6.      No domínio do direito de acesso do público aos documentos das instituições, não compete a um recorrente apreciar se uma pessoa é ou não suscetível de beneficiar da proteção da sua vida privada e da sua integridade. Com efeito, a proteção que deve ser facultada aos dados pessoais no âmbito da aplicação das disposições do artigo 4.°, n.° 1, alínea b), do Regulamento n.° 1049/2001, relativo ao acesso do público aos documentos do Parlamento Europeu, deve ser garantida no estrito respeito das disposições do Regulamento n.° 45/2001, relativo à proteção das pessoas singulares no que diz respeito ao tratamento de dados pessoais pelas instituições e pelos órgãos comunitários e à livre circulação desses dados. Ora, este último regulamento não prevê uma exceção à proteção do direito fundamental que garante, pelo facto de os dados em causa dizerem pretensamente respeito a uma pessoa que não é digna de tal proteção. Por outro lado, contrariamente à exceção prevista no artigo 4.°, n.° 3, segundo parágrafo, do Regulamento n.° 1049/2001, a exceção prevista pelas disposições do artigo 4.°, n.° 1, alínea b), deste regulamento e do Regulamento n.° 45/2001 não é suscetível de ser afastada com fundamento na existência de um interesse público superior.

(cf. n.os 112, 124)

7.      Nos termos do artigo 4.°, n.° 3, segundo parágrafo, do Regulamento n.° 1049/2001, relativo ao acesso do público aos documentos do Parlamento Europeu, o acesso a documentos que contenham pareceres para uso interno, como parte de deliberações e de consultas preliminares na instituição em causa, será recusado mesmo após ter sido tomada a decisão, caso a sua divulgação pudesse prejudicar gravemente o processo decisório da instituição, exceto quando um interesse público superior imponha a divulgação do documento em causa. À luz do princípio da interpretação estrita das exceções ao direito de acesso aos documentos das instituições, é apenas em relação a uma parte dos documentos para uso interno, ou seja, os que contêm pareceres para uso interno, como parte de deliberações e de consultas preliminares na instituição em causa, que o segundo parágrafo do artigo 4.°, n.° 3, do Regulamento n.° 1049/2001 permite a recusa, mesmo após a decisão ter sido adotada, quando a divulgação desses documentos pudesse prejudicar gravemente o processo decisório dessa instituição.
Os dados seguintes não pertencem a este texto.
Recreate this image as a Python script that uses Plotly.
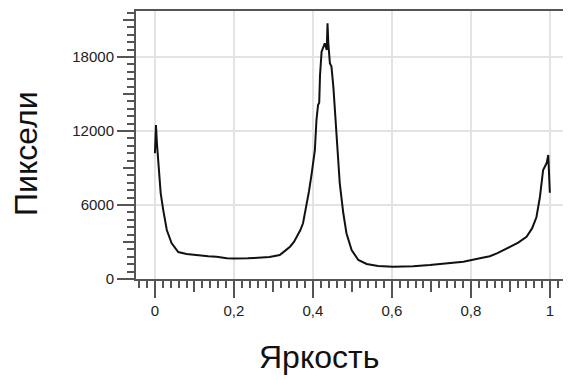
import plotly.graph_objects as go

# Data
brightness = [0, 0.0025, 0.005, 0.008, 0.0145, 0.021, 0.030, 0.042, 0.059, 0.080,
              0.100, 0.114, 0.135, 0.156, 0.182, 0.200, 0.215, 0.235, 0.250, 0.270,
              0.290, 0.300, 0.316, 0.330, 0.342, 0.352, 0.359, 0.368, 0.375, 0.384,
              0.390, 0.397, 0.405, 0.409, 0.411, 0.413, 0.416, 0.418, 0.422, 0.426,
              0.430, 0.433, 0.435, 0.437, 0.439, 0.443, 0.447, 0.452, 0.456, 0.460,
              0.464, 0.468, 0.477, 0.485, 0.498, 0.515, 0.536, 0.565, 0.603, 0.630,
              0.654, 0.696, 0.738, 0.781, 0.823, 0.848, 0.866, 0.899, 0.920, 0.941,
              0.955, 0.966, 0.975, 0.983, 0.988, 0.992, 0.996, 1.0]
pixels = [10200, 12490, 11000, 9650, 6970, 5590, 3970, 2920, 2190, 2030,
          1950, 1890, 1850, 1810, 1680, 1660, 1650, 1680, 1700, 1720,
          1780, 1850, 1950, 2300, 2620, 3000, 3430, 3950, 4520, 6000,
          7100, 8570, 10460, 12890, 13800, 14110, 14300, 16500, 18430, 18700,
          19110, 18800, 18570, 20730, 19130, 17490, 17220, 15500, 13500, 11500,
          9500, 7760, 5330, 3710, 2350, 1540, 1220, 1050, 990, 1000,
          1040, 1130, 1270, 1400, 1680, 1850, 2080, 2620, 2950, 3430,
          4100, 5000, 6670, 8840, 9100, 9400, 10050, 7000]

x_tickvals = [0, 0.2, 0.4, 0.6, 0.8, 1]
x_ticktext = ["0", "0,2", "0,4", "0,6", "0,8", "1"]
x_midvals = [0.1, 0.3, 0.5, 0.7, 0.9]
y_tickvals = [0, 6000, 12000, 18000]
y_ticktext = ["0", "6000", "12000", "18000"]
y_midvals = [3000, 9000, 15000, 21000]

x_title = "Яркость"
y_title = "Пиксели"

XR = [-0.048, 1.046]
YR = [0, 21730]
AX = "#555555"
GRID = "#e3e3e3"
FONT = "Liberation Sans"

fig = go.Figure()
fig.add_trace(go.Scatter(x=brightness, y=pixels, mode="lines",
                         line=dict(color="#111111", width=2),
                         showlegend=False, hoverinfo="skip"))
# empty trace to activate the overlay axes for mid-length ticks
fig.add_trace(go.Scatter(x=[], y=[], xaxis="x2", yaxis="y2", showlegend=False))

# page body has an 8px margin, so the figure is sized to fit the window
fig.update_layout(
    width=563, height=372,
    margin=dict(l=128, r=3, t=3, b=101, autoexpand=False),
    paper_bgcolor="white", plot_bgcolor="white",
    font=dict(family=FONT, color="#222222"),
    xaxis=dict(range=XR, tickvals=x_tickvals, ticktext=x_ticktext, automargin=False,
               ticks="outside", ticklen=17, tickwidth=1.5, tickcolor=AX,
               showline=True, linecolor=AX, linewidth=2, mirror=True,
               showgrid=True, gridcolor=GRID, gridwidth=1.5, zeroline=False,
               tickfont=dict(size=15, family=FONT, color="#222222"),
               minor=dict(dtick=0.02, tick0=0, ticks="outside", ticklen=7,
                          tickwidth=1.5, tickcolor=AX, showgrid=False)),
    yaxis=dict(range=YR, tickvals=y_tickvals, ticktext=y_ticktext, automargin=False,
               ticks="outside", ticklen=17, tickwidth=1.5, tickcolor=AX,
               showline=True, linecolor=AX, linewidth=2, mirror=True,
               showgrid=True, gridcolor=GRID, gridwidth=1.5, zeroline=False,
               tickfont=dict(size=15, family=FONT, color="#222222"),
               minor=dict(dtick=600, tick0=0, ticks="outside", ticklen=7,
                          tickwidth=1.5, tickcolor=AX, showgrid=False)),
    xaxis2=dict(overlaying="x", anchor="y", side="bottom", range=XR, automargin=False,
                tickvals=x_midvals, ticks="outside", ticklen=12, tickwidth=1.5,
                tickcolor=AX, showticklabels=False, showgrid=False,
                showline=False, zeroline=False),
    yaxis2=dict(overlaying="y", anchor="x", side="left", range=YR, automargin=False,
                tickvals=y_midvals, ticks="outside", ticklen=12, tickwidth=1.5,
                tickcolor=AX, showticklabels=False, showgrid=False,
                showline=False, zeroline=False),
    annotations=[
        dict(text=x_title, xref="paper", yref="paper", x=0.424, y=-0.291,
             xanchor="center", yanchor="middle", showarrow=False,
             font=dict(size=32, family=FONT, color="#111111")),
        dict(text=y_title, xref="paper", yref="paper", x=-0.255, y=0.47,
             xanchor="center", yanchor="middle", showarrow=False, textangle=-90,
             font=dict(size=32, family=FONT, color="#111111")),
    ],
)

fig.write_html("out.html")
Portanto, esta disposição do Regulamento n.° 1049/2001 tem por objeto proteger certos tipos de documentos elaborados no decurso de um processo, cuja divulgação, mesmo depois de concluído esse processo, pudesse prejudicar gravemente o processo decisório da instituição em causa. Esses documentos devem conter pareceres para uso interno, como parte de deliberações e de consultas preliminares na instituição em causa.

(cf. n.os 130‑132)

8.      A fundamentação exigida pelo artigo 296.° TFUE deve ser adaptada à natureza do ato em causa e revelar de forma clara e inequívoca o raciocínio da instituição, autora do ato, de forma a permitir aos interessados conhecer as razões da medida adotada e ao juiz da União exercer a sua fiscalização. A exigência de fundamentação deve ser apreciada em função das circunstâncias do caso concreto, designadamente do conteúdo do ato, da natureza dos fundamentos invocados e do interesse que os destinatários ou outras pessoas direta e individualmente afetadas pelo ato podem ter em obter explicações. Não é exigido que a fundamentação especifique todos os elementos de facto e de direito pertinentes, na medida em que a questão de saber se a fundamentação de um ato satisfaz as exigências do artigo 296.° TFUE deve ser apreciada não só à luz da sua letra mas também do seu contexto e do conjunto das regras jurídicas que regem a matéria em causa.

(cf. n.° 181)

9.      No que respeita a um pedido de acesso aos documentos, quando a instituição em causa recusa esse acesso, deve demonstrar em cada caso concreto, com base nas informações de que dispõe, que os documentos cujo acesso é requerido estão efetivamente abrangidos pelas exceções enumeradas no artigo 4.° do Regulamento n.° 1049/2001, relativo ao acesso do público aos documentos do Parlamento Europeu. Compete à instituição que recusou o acesso a um documento fornecer uma fundamentação que permita compreender e verificar, por um lado, se o documento requerido faz efetivamente parte do domínio objeto da exceção invocada e, por outro, se a necessidade de proteção relativa a essa exceção é real.

A este respeito, uma recusa implícita tem como consequência, por definição, uma falta absoluta de fundamentação que não cumpre o dever de fundamentação que o artigo 296.° TFUE impõe às instituições da União.